* START DATA SECTION *

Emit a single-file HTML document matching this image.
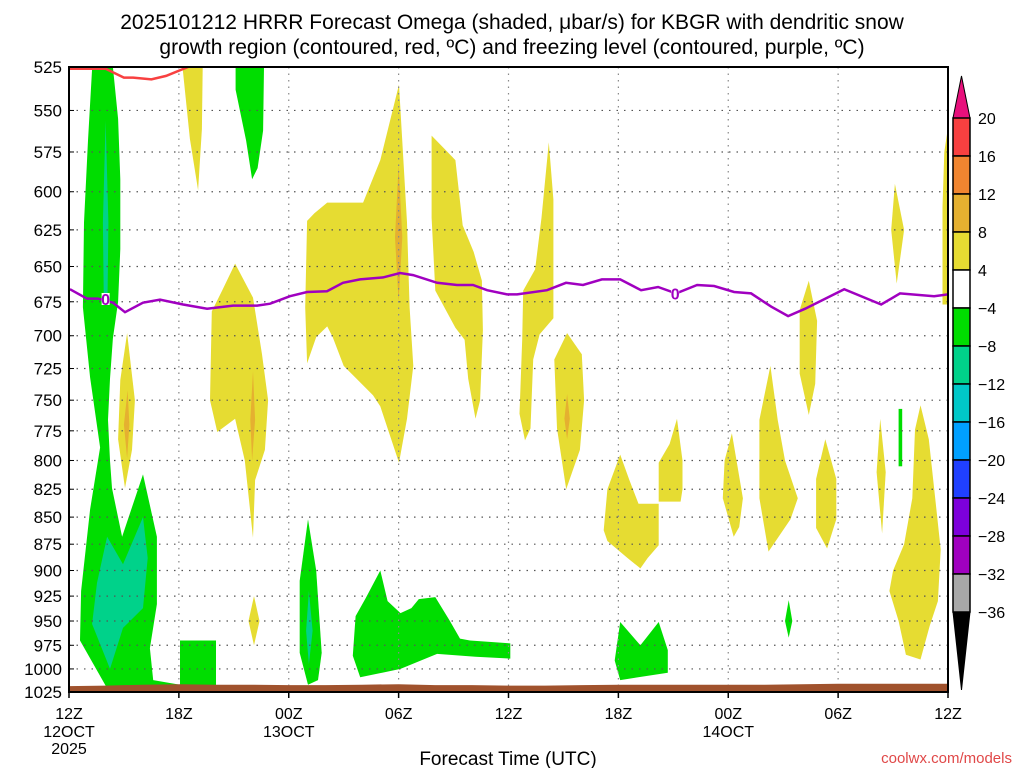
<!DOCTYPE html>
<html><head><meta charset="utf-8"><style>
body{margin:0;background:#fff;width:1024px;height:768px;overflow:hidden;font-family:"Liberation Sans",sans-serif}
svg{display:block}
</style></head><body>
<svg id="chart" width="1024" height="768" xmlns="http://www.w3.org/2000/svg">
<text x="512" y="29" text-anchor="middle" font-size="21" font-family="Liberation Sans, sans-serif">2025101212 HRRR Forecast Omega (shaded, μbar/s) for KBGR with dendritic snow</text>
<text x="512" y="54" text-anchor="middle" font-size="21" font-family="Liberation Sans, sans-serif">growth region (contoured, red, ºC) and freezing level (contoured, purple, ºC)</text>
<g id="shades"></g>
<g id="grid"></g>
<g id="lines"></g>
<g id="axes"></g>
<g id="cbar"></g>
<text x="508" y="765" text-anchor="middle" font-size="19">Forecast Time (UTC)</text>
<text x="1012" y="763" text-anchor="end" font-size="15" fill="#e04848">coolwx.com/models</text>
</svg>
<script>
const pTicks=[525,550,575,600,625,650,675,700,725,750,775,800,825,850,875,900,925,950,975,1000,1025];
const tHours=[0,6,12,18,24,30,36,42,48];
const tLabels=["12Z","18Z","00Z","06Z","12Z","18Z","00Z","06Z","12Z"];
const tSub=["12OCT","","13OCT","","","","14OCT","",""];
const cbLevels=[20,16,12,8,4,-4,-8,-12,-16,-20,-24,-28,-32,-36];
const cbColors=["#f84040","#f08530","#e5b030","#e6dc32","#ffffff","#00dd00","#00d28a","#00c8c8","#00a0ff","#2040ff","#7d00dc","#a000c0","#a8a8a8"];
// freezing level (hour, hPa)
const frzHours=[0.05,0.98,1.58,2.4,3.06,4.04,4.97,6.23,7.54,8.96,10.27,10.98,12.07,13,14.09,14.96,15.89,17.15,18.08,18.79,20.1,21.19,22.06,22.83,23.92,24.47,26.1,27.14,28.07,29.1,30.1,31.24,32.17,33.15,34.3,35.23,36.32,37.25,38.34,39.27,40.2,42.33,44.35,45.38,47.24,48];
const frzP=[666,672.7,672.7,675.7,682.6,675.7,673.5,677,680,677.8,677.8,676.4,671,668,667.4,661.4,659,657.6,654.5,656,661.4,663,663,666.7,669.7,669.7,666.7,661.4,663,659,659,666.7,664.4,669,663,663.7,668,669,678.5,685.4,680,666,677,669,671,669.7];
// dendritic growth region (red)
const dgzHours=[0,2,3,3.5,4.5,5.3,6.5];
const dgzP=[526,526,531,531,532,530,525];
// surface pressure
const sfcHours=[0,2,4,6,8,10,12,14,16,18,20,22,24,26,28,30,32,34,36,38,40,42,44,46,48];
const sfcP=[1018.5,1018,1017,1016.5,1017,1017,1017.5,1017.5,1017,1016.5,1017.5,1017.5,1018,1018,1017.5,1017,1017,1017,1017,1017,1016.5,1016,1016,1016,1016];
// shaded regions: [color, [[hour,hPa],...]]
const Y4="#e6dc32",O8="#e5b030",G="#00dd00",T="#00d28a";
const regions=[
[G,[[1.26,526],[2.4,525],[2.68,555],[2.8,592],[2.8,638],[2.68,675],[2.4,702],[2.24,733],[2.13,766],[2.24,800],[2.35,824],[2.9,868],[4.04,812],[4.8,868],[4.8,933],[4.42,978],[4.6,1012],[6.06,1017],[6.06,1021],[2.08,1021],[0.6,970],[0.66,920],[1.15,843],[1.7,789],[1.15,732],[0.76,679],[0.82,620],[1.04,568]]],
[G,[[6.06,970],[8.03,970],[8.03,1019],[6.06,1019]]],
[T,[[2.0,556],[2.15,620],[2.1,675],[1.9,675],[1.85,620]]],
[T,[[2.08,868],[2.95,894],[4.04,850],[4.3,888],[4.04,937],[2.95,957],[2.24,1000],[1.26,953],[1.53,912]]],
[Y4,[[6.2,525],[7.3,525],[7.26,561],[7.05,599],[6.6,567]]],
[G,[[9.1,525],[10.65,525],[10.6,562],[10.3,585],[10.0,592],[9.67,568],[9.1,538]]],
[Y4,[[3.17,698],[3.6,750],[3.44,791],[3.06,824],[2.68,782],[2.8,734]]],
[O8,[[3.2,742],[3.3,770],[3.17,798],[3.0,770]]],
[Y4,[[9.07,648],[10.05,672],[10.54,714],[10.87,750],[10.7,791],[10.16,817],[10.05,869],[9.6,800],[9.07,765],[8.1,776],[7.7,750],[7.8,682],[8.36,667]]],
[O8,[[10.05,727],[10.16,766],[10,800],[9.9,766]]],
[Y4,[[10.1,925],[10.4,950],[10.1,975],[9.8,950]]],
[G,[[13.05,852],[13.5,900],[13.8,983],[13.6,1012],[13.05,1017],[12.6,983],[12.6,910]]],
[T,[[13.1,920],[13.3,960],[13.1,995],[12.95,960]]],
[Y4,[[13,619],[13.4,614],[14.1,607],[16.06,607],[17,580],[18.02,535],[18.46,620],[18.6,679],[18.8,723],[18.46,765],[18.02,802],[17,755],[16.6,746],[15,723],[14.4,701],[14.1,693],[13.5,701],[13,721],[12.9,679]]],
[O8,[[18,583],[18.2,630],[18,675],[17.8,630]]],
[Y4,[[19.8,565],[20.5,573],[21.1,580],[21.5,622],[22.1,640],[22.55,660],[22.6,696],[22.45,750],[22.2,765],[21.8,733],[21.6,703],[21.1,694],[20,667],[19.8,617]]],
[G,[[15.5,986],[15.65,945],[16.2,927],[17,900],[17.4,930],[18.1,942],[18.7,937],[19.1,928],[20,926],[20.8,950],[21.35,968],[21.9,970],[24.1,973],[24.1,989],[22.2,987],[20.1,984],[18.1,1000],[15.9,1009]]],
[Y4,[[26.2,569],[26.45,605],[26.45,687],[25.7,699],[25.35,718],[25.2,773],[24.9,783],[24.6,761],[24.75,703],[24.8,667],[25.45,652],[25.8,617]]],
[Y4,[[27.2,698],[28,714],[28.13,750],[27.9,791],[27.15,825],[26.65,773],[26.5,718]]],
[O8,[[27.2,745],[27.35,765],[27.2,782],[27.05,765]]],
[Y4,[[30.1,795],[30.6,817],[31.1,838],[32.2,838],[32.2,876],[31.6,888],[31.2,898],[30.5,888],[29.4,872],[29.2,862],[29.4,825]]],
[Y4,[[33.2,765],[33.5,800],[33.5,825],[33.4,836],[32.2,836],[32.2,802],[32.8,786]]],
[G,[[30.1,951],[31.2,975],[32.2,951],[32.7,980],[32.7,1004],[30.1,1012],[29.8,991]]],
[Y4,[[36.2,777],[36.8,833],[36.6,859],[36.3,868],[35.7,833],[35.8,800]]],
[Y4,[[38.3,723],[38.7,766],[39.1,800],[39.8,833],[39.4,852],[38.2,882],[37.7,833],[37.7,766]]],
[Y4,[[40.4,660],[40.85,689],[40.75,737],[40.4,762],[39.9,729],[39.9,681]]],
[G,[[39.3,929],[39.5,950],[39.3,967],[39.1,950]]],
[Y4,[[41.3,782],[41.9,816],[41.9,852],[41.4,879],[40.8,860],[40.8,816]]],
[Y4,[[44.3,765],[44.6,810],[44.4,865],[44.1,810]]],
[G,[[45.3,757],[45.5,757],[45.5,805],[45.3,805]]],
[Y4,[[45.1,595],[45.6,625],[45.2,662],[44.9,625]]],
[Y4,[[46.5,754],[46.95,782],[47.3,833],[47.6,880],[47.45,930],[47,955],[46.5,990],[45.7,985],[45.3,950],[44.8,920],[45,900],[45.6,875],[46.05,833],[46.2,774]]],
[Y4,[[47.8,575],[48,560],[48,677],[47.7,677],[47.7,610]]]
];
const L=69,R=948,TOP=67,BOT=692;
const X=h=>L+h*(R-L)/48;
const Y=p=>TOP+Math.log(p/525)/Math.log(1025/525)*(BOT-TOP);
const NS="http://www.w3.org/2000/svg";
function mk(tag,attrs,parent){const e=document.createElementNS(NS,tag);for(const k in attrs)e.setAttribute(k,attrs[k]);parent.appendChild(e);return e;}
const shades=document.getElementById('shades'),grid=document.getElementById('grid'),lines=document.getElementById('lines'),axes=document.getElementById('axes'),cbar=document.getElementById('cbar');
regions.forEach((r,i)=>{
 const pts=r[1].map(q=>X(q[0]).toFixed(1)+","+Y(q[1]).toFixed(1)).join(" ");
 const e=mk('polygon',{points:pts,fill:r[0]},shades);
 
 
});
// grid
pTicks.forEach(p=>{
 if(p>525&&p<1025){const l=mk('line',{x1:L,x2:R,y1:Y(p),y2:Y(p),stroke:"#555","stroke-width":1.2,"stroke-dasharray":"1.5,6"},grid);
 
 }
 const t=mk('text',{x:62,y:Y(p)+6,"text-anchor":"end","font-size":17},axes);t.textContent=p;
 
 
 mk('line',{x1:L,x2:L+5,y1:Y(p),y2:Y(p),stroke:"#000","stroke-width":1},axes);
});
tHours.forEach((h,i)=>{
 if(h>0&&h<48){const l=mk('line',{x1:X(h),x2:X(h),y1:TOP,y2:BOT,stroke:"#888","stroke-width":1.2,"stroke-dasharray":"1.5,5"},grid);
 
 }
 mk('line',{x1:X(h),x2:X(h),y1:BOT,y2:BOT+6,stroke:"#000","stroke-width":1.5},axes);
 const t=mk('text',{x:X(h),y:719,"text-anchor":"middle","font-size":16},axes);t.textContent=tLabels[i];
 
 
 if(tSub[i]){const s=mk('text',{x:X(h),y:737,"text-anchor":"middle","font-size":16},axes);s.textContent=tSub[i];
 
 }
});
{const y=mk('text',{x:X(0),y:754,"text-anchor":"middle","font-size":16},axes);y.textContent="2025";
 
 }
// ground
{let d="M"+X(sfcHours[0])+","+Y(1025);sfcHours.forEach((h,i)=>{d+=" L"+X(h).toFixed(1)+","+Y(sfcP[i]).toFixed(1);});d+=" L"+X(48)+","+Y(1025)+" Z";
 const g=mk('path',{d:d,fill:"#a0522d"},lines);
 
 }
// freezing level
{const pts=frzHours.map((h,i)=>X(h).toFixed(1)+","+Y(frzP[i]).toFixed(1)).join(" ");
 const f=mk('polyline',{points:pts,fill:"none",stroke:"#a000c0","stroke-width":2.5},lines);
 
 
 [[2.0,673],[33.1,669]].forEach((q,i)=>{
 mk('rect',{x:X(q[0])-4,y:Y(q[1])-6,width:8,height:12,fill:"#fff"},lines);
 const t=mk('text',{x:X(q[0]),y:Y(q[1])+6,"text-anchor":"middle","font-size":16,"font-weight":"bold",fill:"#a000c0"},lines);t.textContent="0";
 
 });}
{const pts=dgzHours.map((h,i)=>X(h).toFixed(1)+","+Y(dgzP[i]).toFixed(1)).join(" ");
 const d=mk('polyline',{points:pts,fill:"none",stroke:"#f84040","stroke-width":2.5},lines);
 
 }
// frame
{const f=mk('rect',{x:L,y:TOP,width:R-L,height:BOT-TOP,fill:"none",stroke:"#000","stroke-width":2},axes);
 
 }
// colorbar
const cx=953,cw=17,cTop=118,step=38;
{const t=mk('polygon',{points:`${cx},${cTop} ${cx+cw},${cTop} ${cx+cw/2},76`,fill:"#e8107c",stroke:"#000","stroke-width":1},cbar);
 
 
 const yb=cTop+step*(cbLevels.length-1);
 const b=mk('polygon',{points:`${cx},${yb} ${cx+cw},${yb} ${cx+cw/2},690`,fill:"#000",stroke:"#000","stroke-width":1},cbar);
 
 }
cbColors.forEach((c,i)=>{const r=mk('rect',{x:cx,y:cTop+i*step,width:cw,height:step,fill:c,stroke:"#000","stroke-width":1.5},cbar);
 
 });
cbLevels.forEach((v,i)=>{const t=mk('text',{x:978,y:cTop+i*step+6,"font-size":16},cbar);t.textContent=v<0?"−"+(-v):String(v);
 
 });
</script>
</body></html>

* END DATA SECTION *

TASK STATEMENT:
Select and copy each line from the data that includes the word "document".

PROBLEM SOLUTION:
Emit a single-file HTML document matching this image.
function mk(tag,attrs,parent){const e=document.createElementNS(NS,tag);for(const k in attrs)e.setAttribute(k,attrs[k]);parent.appendChild(e);return e;}
const shades=document.getElementById('shades'),grid=document.getElementById('grid'),lines=document.getElementById('lines'),axes=document.getElementById('axes'),cbar=document.getElementById('cbar');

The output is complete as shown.